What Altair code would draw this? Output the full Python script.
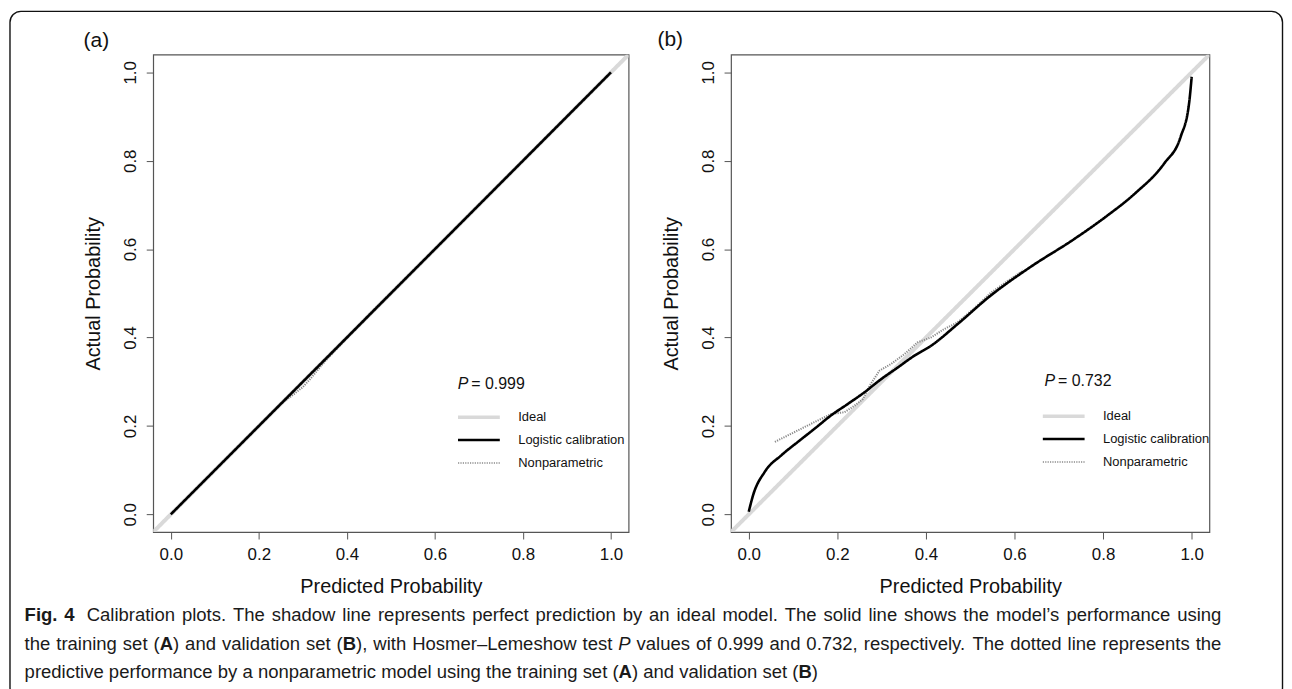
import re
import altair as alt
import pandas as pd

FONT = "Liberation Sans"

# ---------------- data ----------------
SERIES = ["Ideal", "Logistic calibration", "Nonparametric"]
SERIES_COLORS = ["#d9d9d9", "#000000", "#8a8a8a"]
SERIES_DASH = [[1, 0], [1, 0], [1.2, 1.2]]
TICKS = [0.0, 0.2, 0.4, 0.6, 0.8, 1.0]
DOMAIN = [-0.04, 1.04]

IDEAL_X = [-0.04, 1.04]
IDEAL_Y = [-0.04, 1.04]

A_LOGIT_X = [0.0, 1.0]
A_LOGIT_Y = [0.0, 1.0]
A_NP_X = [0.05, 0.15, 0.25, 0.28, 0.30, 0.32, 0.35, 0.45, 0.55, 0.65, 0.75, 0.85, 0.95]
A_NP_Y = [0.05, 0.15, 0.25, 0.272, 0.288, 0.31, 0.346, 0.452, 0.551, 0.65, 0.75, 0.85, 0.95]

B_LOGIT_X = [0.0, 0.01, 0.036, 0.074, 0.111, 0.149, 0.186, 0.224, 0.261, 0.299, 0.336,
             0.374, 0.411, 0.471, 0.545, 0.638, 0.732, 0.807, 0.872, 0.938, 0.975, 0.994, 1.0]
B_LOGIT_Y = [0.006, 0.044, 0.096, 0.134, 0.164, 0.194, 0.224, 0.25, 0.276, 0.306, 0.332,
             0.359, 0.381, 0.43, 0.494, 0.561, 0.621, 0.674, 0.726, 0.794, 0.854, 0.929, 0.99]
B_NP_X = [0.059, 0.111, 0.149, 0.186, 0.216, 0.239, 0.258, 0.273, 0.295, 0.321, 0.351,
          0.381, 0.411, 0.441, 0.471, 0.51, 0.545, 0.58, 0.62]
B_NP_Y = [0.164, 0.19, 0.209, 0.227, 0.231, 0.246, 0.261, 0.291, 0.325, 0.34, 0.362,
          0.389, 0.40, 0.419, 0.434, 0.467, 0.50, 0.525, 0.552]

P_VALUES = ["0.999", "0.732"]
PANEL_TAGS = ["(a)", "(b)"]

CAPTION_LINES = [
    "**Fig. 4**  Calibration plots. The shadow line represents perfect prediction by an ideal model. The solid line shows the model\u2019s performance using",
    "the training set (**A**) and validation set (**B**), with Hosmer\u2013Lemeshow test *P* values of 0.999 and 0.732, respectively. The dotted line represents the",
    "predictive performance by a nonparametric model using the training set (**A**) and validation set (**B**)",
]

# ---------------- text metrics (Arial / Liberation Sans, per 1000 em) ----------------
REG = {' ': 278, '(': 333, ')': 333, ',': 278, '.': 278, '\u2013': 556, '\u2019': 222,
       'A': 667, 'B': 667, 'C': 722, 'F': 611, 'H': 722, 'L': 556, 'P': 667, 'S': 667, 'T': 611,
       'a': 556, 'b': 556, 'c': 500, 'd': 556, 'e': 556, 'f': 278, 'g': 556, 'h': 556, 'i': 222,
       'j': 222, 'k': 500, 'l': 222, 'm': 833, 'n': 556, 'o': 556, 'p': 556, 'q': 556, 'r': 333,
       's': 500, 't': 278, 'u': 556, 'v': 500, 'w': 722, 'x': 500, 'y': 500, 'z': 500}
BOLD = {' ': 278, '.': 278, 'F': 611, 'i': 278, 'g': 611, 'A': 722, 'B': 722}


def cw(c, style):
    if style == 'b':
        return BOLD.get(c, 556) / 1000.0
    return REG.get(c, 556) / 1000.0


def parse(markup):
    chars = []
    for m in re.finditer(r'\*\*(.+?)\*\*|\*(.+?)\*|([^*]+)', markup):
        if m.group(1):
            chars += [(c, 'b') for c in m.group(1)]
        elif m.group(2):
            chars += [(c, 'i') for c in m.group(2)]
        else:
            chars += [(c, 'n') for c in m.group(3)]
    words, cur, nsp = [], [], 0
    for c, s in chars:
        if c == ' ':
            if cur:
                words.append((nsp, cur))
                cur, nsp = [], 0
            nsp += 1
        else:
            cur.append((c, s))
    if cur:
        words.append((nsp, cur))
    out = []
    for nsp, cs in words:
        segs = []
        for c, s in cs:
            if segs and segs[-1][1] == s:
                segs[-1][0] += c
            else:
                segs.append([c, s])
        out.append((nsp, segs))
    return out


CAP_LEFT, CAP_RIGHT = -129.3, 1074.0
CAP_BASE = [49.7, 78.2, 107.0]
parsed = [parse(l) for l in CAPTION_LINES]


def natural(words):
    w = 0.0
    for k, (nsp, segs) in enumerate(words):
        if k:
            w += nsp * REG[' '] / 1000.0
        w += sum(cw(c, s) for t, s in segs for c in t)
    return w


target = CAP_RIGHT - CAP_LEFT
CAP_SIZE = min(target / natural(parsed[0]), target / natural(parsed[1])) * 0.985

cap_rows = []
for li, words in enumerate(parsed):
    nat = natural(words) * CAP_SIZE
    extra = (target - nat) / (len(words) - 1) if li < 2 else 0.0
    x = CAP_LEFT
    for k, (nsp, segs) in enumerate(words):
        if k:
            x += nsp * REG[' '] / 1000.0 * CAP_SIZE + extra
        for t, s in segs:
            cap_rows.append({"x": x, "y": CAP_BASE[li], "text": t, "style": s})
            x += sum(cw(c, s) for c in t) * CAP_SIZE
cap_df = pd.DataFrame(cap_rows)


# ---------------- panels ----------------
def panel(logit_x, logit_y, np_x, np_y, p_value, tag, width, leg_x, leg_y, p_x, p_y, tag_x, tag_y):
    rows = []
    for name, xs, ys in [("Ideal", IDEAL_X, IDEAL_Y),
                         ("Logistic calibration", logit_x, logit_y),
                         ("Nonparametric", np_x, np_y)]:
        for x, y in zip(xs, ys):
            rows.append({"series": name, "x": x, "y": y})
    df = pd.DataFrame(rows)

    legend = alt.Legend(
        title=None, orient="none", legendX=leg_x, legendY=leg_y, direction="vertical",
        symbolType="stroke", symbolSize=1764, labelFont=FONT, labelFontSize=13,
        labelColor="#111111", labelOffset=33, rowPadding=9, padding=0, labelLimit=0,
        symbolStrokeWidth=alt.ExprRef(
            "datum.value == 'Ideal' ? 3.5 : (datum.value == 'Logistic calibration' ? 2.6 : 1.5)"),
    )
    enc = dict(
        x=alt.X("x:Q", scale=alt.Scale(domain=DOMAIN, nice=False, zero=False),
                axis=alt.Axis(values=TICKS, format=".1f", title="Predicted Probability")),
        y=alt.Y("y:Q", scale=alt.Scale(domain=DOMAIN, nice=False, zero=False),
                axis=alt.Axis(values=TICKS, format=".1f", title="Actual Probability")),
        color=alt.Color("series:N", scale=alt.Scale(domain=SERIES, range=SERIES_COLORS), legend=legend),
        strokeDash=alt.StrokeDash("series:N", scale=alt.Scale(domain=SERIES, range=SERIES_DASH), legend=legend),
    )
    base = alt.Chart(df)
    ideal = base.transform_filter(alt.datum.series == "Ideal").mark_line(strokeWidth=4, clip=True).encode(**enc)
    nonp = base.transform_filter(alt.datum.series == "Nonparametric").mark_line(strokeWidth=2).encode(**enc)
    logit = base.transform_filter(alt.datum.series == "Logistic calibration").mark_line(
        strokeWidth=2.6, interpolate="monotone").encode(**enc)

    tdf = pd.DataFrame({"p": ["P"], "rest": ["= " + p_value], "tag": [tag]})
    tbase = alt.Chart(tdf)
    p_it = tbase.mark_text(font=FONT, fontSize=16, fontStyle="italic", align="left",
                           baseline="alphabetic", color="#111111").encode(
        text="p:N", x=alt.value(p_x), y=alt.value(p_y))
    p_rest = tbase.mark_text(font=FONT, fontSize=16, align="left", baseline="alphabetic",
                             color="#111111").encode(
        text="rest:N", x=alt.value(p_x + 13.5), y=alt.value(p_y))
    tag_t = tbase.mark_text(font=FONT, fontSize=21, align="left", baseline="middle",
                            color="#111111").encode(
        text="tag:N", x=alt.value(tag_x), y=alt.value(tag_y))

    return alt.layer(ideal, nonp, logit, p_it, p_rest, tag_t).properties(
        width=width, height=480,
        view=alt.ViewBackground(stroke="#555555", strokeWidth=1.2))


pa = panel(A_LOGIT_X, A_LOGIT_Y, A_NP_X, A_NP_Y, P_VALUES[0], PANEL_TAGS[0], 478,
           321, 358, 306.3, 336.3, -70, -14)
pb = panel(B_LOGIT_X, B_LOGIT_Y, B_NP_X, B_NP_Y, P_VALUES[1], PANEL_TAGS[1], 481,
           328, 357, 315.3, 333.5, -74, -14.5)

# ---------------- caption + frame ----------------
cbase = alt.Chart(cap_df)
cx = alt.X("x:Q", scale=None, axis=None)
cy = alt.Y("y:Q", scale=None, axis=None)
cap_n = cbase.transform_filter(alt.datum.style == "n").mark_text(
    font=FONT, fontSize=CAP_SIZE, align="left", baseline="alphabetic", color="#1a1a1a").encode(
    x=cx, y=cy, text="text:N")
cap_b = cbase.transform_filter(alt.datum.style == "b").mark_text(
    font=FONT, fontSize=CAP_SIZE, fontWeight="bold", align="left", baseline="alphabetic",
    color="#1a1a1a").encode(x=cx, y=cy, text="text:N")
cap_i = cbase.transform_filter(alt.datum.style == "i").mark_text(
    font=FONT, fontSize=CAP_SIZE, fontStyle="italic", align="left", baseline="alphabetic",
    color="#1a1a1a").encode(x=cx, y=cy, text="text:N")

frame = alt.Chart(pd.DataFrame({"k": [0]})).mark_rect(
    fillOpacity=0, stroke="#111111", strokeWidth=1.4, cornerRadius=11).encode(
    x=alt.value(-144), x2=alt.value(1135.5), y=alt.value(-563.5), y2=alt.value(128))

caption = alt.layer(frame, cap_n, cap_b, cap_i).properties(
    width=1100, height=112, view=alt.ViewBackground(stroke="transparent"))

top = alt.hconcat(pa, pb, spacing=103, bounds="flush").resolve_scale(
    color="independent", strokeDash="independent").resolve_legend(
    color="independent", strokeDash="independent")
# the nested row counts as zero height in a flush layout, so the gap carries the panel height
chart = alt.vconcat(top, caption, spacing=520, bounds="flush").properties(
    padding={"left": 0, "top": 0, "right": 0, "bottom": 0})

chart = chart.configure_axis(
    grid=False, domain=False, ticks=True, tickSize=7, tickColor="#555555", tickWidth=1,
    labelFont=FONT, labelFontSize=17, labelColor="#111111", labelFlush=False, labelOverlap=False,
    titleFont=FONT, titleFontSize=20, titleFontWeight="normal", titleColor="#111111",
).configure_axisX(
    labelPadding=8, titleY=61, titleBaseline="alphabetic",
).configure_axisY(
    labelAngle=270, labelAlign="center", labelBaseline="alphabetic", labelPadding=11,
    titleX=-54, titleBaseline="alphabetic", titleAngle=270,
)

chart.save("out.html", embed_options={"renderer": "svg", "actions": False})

########################################

**WHAT YOU ARE ASKED TO DO:** Write out again exactly the lines from the start of the data above through the line containing "IDEAL_Y = [-0.04, 1.04]", inclusive, excluding any pictures.

**SOLUTION FOR THIS PROBLEM:**
What Altair code would draw this? Output the full Python script.
import re
import altair as alt
import pandas as pd

FONT = "Liberation Sans"

# ---------------- data ----------------
SERIES = ["Ideal", "Logistic calibration", "Nonparametric"]
SERIES_COLORS = ["#d9d9d9", "#000000", "#8a8a8a"]
SERIES_DASH = [[1, 0], [1, 0], [1.2, 1.2]]
TICKS = [0.0, 0.2, 0.4, 0.6, 0.8, 1.0]
DOMAIN = [-0.04, 1.04]

IDEAL_X = [-0.04, 1.04]
IDEAL_Y = [-0.04, 1.04]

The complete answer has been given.